Il prodotto cozza di Marina di Ravenna è riconosciuto dal marchio “La Selvaggia di Marina di Ravenna” di titolarità delle cooperative di pesca La Romagnola e Nuovo Conisub. Con l’utilizzo di questo marchio viene garantita la valorizzazione del prodotto attraverso tutte le fasi, dalla raccolta fino alla distribuzione al dettaglio. 

La cozza Selvaggia è uno dei prodotti gastronomici tipici del territorio ravennate ed è legato alla biodiversità del territorio che porta con sé storia, valori, saperi e tipicità locali. Si propone, inoltre, come esempio di buona pratica nella quale sviluppo produttivo e protezione del mare coesistono armonicamente, anche a dimostrazione del fatto che le attività di esplorazione e produzione metanifera possono ben convivere sia con il settore turistico sia con la produzione di eccellenze agricole e alimentari.

La raccolta viene effettuata tra la fine della primavera e settembre, prima della riproduzione che, in Adriatico, avviene in inverno. Tra gli strumenti utilizzati il raschietto, il cestone e la manichetta. Il cestone viene legato alla piattaforma, in prossimità della zona di raccolta. L’immersione avviene in un lasso di tempo tra le una e le e due ore circa, durante il quale sono raccolti circa 15-20 quintali di prodotto. 

Nell’imbarcazione viene poi avviata la prima lavorazione del prodotto: si staccano tra loro, si lavano dal limo e si esegue un lavaggio più accurato tramite un macchinario che separa il prodotto idoneo da gusci rotti, cozze piccole, granchietti, bavose, gamberetti e residui. Lo scarto finisce nuovamente in mare. La fase successiva prevede il confezionamento in sacchi di rete da 20-25 chili, che saranno poi riaperti per un ulteriore lavaggio e per essere poi suddivisi dai grossisti in pacchi per i ristoratori e per le pescherie. 

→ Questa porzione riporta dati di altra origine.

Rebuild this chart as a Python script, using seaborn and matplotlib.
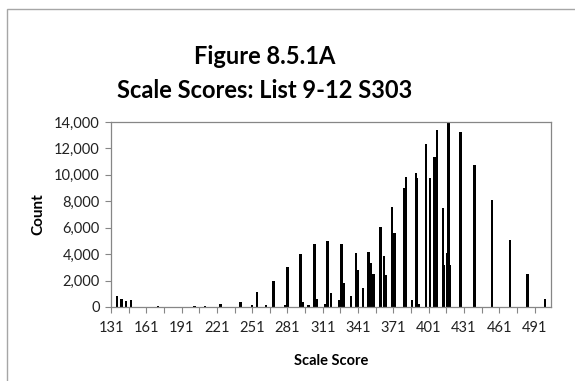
import matplotlib
matplotlib.use('Agg')
import matplotlib.pyplot as plt
import seaborn as sns
import pandas as pd
from matplotlib.ticker import FuncFormatter
from matplotlib.patches import Rectangle

# Data
scores = [136, 140, 144, 148, 171, 202, 211, 224, 241, 251, 255, 263, 269, 279, 281,
          292, 294, 299, 304, 306, 313, 315, 318, 325, 327, 329, 335, 339, 341, 345,
          350, 352, 354, 360, 363, 365, 370, 372, 380, 382, 387, 390, 391, 393,
          399, 402, 406, 408, 413, 414, 417, 418, 419, 428, 440, 455, 470, 485, 500]
counts = [820, 620, 420, 520, 100, 100, 100, 200, 400, 120, 1130, 120, 2000, 170, 3000,
          4000, 350, 120, 4780, 630, 230, 4980, 1030, 520, 4800, 1810, 830, 4100, 2800, 1420,
          4200, 3320, 2510, 6030, 3830, 2450, 7600, 5590, 8980, 9860, 520, 10160, 9760, 200,
          12370, 9780, 11360, 13430, 7500, 3160, 4050, 15500, 3210, 13250, 10740, 8100, 5090, 2520, 600]
x_labels = list(range(131, 492, 30))
x_minor = list(range(146, 505, 30))
y_ticks = list(range(0, 14001, 2000))

title_line1 = "Figure 8.5.1A"
title_line2 = "Scale Scores: List 9-12 S303"
x_title = "Scale Score"
y_title = "Count"

sns.set_theme(style='white')
plt.rcParams['font.family'] = ['Lato', 'DejaVu Sans']

W, H = 575, 381
fig = plt.figure(figsize=(W / 100, H / 100), dpi=100)
fig.patch.set_facecolor('white')
ax = fig.add_axes([111 / W, 1 - 307 / H, 440 / W, 185 / H])

df = pd.DataFrame({'score': scores, 'count': counts})
sns.barplot(data=df, x='score', y='count', native_scale=True, width=2.0,
            color='black', saturation=1, errorbar=None, linewidth=0, ax=ax)

ax.set_xlim(131, 505)
ax.set_ylim(0, 14000)
ax.set_xticks(x_labels)
ax.set_xticklabels([str(v) for v in x_labels])
ax.set_xticks(x_minor, minor=True)
ax.set_yticks(y_ticks)
ax.yaxis.set_major_formatter(FuncFormatter(lambda v, p: f"{int(v):,}"))

spine_col = '#868686'
for s in ax.spines.values():
    s.set_visible(True)
    s.set_color(spine_col)
    s.set_linewidth(0.9)
ax.tick_params(axis='both', which='both', direction='out', length=4, width=0.8,
               color=spine_col, labelsize=10.5, labelcolor='#222222')
ax.tick_params(axis='x', which='both', bottom=True, pad=6)
ax.tick_params(axis='y', left=True, pad=4)

ax.set_xlabel(x_title, fontsize=10.5, fontweight='bold', labelpad=14, color='black')
ax.set_ylabel(y_title, fontsize=11, fontweight='bold', labelpad=6, color='black')

fig.text(265 / W, 1 - 57 / H, title_line1, ha='center', va='center',
         fontsize=17, fontweight='bold', color='black')
fig.text(265 / W, 1 - 91 / H, title_line2, ha='center', va='center',
         fontsize=17, fontweight='bold', color='black')

fig.patches.append(Rectangle((7 / W, -0.1), 1.2, 1.1 - 9 / H, transform=fig.transFigure,
                             fill=False, edgecolor='#a6a6a6', linewidth=1.0))

fig.savefig('out.png', dpi=100)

All’attracco della “cozzara”, il camion frigo carica le cozze per immetterle sul mercato. L’idoneità alla distribuzione del prodotto è garantita dai controlli periodici che l'Ausl Romagna esegue a rotazione in tutte le piattaforme, per tenere sempre sotto controllo lo stato di salute delle acque nelle quali crescono le cozze.